##### Given material

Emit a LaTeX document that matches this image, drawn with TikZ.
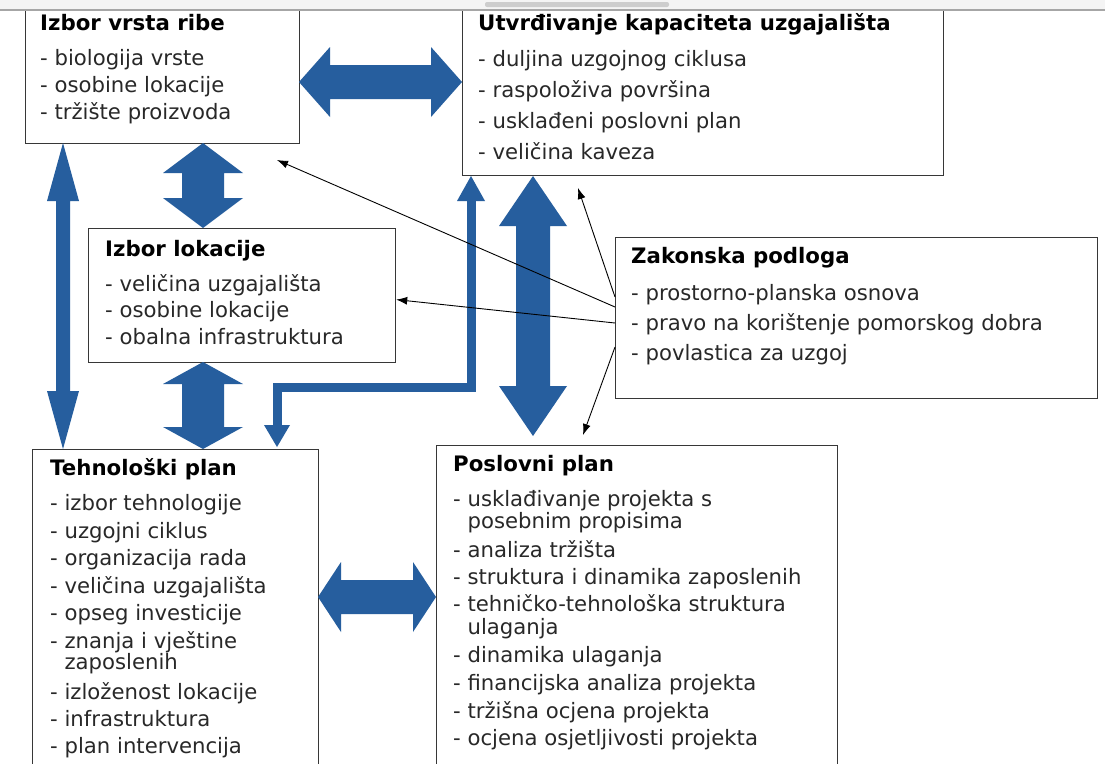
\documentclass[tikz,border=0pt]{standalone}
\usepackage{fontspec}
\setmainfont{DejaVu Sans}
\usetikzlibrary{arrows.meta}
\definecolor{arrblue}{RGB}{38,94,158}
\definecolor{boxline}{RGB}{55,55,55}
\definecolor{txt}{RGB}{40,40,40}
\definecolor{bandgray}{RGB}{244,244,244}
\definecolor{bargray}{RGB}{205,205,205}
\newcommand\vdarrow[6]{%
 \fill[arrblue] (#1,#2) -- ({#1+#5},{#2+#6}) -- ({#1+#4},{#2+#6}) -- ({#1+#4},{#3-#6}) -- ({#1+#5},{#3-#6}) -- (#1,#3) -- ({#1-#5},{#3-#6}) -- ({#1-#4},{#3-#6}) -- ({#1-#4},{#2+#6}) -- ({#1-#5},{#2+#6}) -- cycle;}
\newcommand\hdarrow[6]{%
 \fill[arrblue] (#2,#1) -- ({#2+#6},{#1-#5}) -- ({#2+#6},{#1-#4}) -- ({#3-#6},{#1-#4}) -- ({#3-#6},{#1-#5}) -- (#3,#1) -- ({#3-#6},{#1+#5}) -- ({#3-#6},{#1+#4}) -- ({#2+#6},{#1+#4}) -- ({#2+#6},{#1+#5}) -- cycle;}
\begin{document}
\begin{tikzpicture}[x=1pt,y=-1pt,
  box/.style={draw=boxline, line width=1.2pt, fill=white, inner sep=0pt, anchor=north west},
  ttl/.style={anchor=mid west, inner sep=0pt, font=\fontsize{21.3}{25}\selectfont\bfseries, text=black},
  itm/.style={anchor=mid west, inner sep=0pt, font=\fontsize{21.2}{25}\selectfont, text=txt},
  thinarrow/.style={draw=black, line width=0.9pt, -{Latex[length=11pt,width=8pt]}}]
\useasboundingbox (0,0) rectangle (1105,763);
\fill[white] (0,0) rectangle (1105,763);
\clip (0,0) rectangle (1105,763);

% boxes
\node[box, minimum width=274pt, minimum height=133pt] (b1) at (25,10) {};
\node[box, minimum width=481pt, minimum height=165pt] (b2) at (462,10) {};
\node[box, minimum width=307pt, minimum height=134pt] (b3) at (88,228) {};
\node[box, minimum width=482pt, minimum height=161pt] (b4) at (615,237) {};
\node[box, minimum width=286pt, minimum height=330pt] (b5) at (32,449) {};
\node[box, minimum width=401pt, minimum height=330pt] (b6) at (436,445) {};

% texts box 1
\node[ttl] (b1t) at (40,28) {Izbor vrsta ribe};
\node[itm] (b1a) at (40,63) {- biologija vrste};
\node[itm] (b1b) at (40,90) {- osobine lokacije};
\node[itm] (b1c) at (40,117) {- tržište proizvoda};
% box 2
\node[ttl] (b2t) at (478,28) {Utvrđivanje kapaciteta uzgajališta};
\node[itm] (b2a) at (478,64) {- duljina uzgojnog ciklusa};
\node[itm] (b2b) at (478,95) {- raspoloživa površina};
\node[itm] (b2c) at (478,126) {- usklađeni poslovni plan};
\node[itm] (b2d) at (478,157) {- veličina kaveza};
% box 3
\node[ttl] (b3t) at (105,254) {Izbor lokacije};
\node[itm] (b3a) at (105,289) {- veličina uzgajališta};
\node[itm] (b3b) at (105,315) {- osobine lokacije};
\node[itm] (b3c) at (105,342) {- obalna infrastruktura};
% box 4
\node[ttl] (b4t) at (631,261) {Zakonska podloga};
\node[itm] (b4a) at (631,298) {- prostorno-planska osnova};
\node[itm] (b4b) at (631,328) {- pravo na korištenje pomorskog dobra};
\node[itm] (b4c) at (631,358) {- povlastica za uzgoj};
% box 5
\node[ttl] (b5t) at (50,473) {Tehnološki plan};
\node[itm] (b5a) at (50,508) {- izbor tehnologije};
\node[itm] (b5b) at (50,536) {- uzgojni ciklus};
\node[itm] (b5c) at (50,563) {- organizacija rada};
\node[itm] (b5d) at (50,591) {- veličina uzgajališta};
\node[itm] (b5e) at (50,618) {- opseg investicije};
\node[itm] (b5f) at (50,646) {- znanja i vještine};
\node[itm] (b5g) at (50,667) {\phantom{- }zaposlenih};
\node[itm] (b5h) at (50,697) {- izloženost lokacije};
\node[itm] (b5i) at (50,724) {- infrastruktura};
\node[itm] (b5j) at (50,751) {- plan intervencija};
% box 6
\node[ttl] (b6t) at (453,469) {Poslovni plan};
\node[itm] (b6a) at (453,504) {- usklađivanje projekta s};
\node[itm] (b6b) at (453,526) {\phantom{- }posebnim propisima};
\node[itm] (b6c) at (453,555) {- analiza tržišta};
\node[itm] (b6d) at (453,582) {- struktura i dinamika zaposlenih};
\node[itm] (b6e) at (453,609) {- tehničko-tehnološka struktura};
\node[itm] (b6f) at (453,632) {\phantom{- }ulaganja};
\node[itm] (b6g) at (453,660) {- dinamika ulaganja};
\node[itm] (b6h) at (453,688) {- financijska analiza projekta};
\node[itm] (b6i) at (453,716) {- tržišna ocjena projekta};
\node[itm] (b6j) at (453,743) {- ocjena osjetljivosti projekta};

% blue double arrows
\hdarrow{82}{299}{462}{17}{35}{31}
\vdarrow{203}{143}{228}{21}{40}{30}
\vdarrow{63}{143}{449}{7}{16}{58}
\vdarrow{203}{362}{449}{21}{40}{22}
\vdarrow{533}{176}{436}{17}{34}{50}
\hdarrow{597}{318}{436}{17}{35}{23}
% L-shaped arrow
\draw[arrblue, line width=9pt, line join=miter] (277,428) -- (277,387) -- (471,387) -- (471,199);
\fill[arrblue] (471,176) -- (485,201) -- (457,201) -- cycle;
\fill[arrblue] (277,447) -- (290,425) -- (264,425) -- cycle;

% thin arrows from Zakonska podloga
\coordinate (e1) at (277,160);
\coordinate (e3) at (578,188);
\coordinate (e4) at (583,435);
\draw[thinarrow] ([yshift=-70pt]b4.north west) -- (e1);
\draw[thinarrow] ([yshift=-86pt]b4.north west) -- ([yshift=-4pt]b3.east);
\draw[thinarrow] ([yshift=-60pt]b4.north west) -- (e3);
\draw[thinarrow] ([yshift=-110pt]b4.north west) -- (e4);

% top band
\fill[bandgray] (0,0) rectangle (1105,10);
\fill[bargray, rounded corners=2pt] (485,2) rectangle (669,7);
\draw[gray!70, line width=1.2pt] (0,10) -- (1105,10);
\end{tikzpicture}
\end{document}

##########

Please transcribe the material above exactly as written. Leave the pictures out.

**Written answer:**
Emit a LaTeX document that matches this image, drawn with TikZ.
\documentclass[tikz,border=0pt]{standalone}
\usepackage{fontspec}
\setmainfont{DejaVu Sans}
\usetikzlibrary{arrows.meta}
\definecolor{arrblue}{RGB}{38,94,158}
\definecolor{boxline}{RGB}{55,55,55}
\definecolor{txt}{RGB}{40,40,40}
\definecolor{bandgray}{RGB}{244,244,244}
\definecolor{bargray}{RGB}{205,205,205}
\newcommand\vdarrow[6]{%
 \fill[arrblue] (#1,#2) -- ({#1+#5},{#2+#6}) -- ({#1+#4},{#2+#6}) -- ({#1+#4},{#3-#6}) -- ({#1+#5},{#3-#6}) -- (#1,#3) -- ({#1-#5},{#3-#6}) -- ({#1-#4},{#3-#6}) -- ({#1-#4},{#2+#6}) -- ({#1-#5},{#2+#6}) -- cycle;}
\newcommand\hdarrow[6]{%
 \fill[arrblue] (#2,#1) -- ({#2+#6},{#1-#5}) -- ({#2+#6},{#1-#4}) -- ({#3-#6},{#1-#4}) -- ({#3-#6},{#1-#5}) -- (#3,#1) -- ({#3-#6},{#1+#5}) -- ({#3-#6},{#1+#4}) -- ({#2+#6},{#1+#4}) -- ({#2+#6},{#1+#5}) -- cycle;}
\begin{document}
\begin{tikzpicture}[x=1pt,y=-1pt,
  box/.style={draw=boxline, line width=1.2pt, fill=white, inner sep=0pt, anchor=north west},
  ttl/.style={anchor=mid west, inner sep=0pt, font=\fontsize{21.3}{25}\selectfont\bfseries, text=black},
  itm/.style={anchor=mid west, inner sep=0pt, font=\fontsize{21.2}{25}\selectfont, text=txt},
  thinarrow/.style={draw=black, line width=0.9pt, -{Latex[length=11pt,width=8pt]}}]
\useasboundingbox (0,0) rectangle (1105,763);
\fill[white] (0,0) rectangle (1105,763);
\clip (0,0) rectangle (1105,763);

% boxes
\node[box, minimum width=274pt, minimum height=133pt] (b1) at (25,10) {};
\node[box, minimum width=481pt, minimum height=165pt] (b2) at (462,10) {};
\node[box, minimum width=307pt, minimum height=134pt] (b3) at (88,228) {};
\node[box, minimum width=482pt, minimum height=161pt] (b4) at (615,237) {};
\node[box, minimum width=286pt, minimum height=330pt] (b5) at (32,449) {};
\node[box, minimum width=401pt, minimum height=330pt] (b6) at (436,445) {};

% texts box 1
\node[ttl] (b1t) at (40,28) {Izbor vrsta ribe};
\node[itm] (b1a) at (40,63) {- biologija vrste};
\node[itm] (b1b) at (40,90) {- osobine lokacije};
\node[itm] (b1c) at (40,117) {- tržište proizvoda};
% box 2
\node[ttl] (b2t) at (478,28) {Utvrđivanje kapaciteta uzgajališta};
\node[itm] (b2a) at (478,64) {- duljina uzgojnog ciklusa};
\node[itm] (b2b) at (478,95) {- raspoloživa površina};
\node[itm] (b2c) at (478,126) {- usklađeni poslovni plan};
\node[itm] (b2d) at (478,157) {- veličina kaveza};
% box 3
\node[ttl] (b3t) at (105,254) {Izbor lokacije};
\node[itm] (b3a) at (105,289) {- veličina uzgajališta};
\node[itm] (b3b) at (105,315) {- osobine lokacije};
\node[itm] (b3c) at (105,342) {- obalna infrastruktura};
% box 4
\node[ttl] (b4t) at (631,261) {Zakonska podloga};
\node[itm] (b4a) at (631,298) {- prostorno-planska osnova};
\node[itm] (b4b) at (631,328) {- pravo na korištenje pomorskog dobra};
\node[itm] (b4c) at (631,358) {- povlastica za uzgoj};
% box 5
\node[ttl] (b5t) at (50,473) {Tehnološki plan};
\node[itm] (b5a) at (50,508) {- izbor tehnologije};
\node[itm] (b5b) at (50,536) {- uzgojni ciklus};
\node[itm] (b5c) at (50,563) {- organizacija rada};
\node[itm] (b5d) at (50,591) {- veličina uzgajališta};
\node[itm] (b5e) at (50,618) {- opseg investicije};
\node[itm] (b5f) at (50,646) {- znanja i vještine};
\node[itm] (b5g) at (50,667) {\phantom{- }zaposlenih};
\node[itm] (b5h) at (50,697) {- izloženost lokacije};
\node[itm] (b5i) at (50,724) {- infrastruktura};
\node[itm] (b5j) at (50,751) {- plan intervencija};
% box 6
\node[ttl] (b6t) at (453,469) {Poslovni plan};
\node[itm] (b6a) at (453,504) {- usklađivanje projekta s};
\node[itm] (b6b) at (453,526) {\phantom{- }posebnim propisima};
\node[itm] (b6c) at (453,555) {- analiza tržišta};
\node[itm] (b6d) at (453,582) {- struktura i dinamika zaposlenih};
\node[itm] (b6e) at (453,609) {- tehničko-tehnološka struktura};
\node[itm] (b6f) at (453,632) {\phantom{- }ulaganja};
\node[itm] (b6g) at (453,660) {- dinamika ulaganja};
\node[itm] (b6h) at (453,688) {- financijska analiza projekta};
\node[itm] (b6i) at (453,716) {- tržišna ocjena projekta};
\node[itm] (b6j) at (453,743) {- ocjena osjetljivosti projekta};

% blue double arrows
\hdarrow{82}{299}{462}{17}{35}{31}
\vdarrow{203}{143}{228}{21}{40}{30}
\vdarrow{63}{143}{449}{7}{16}{58}
\vdarrow{203}{362}{449}{21}{40}{22}
\vdarrow{533}{176}{436}{17}{34}{50}
\hdarrow{597}{318}{436}{17}{35}{23}
% L-shaped arrow
\draw[arrblue, line width=9pt, line join=miter] (277,428) -- (277,387) -- (471,387) -- (471,199);
\fill[arrblue] (471,176) -- (485,201) -- (457,201) -- cycle;
\fill[arrblue] (277,447) -- (290,425) -- (264,425) -- cycle;

% thin arrows from Zakonska podloga
\coordinate (e1) at (277,160);
\coordinate (e3) at (578,188);
\coordinate (e4) at (583,435);
\draw[thinarrow] ([yshift=-70pt]b4.north west) -- (e1);
\draw[thinarrow] ([yshift=-86pt]b4.north west) -- ([yshift=-4pt]b3.east);
\draw[thinarrow] ([yshift=-60pt]b4.north west) -- (e3);
\draw[thinarrow] ([yshift=-110pt]b4.north west) -- (e4);

% top band
\fill[bandgray] (0,0) rectangle (1105,10);
\fill[bargray, rounded corners=2pt] (485,2) rectangle (669,7);
\draw[gray!70, line width=1.2pt] (0,10) -- (1105,10);
\end{tikzpicture}
\end{document}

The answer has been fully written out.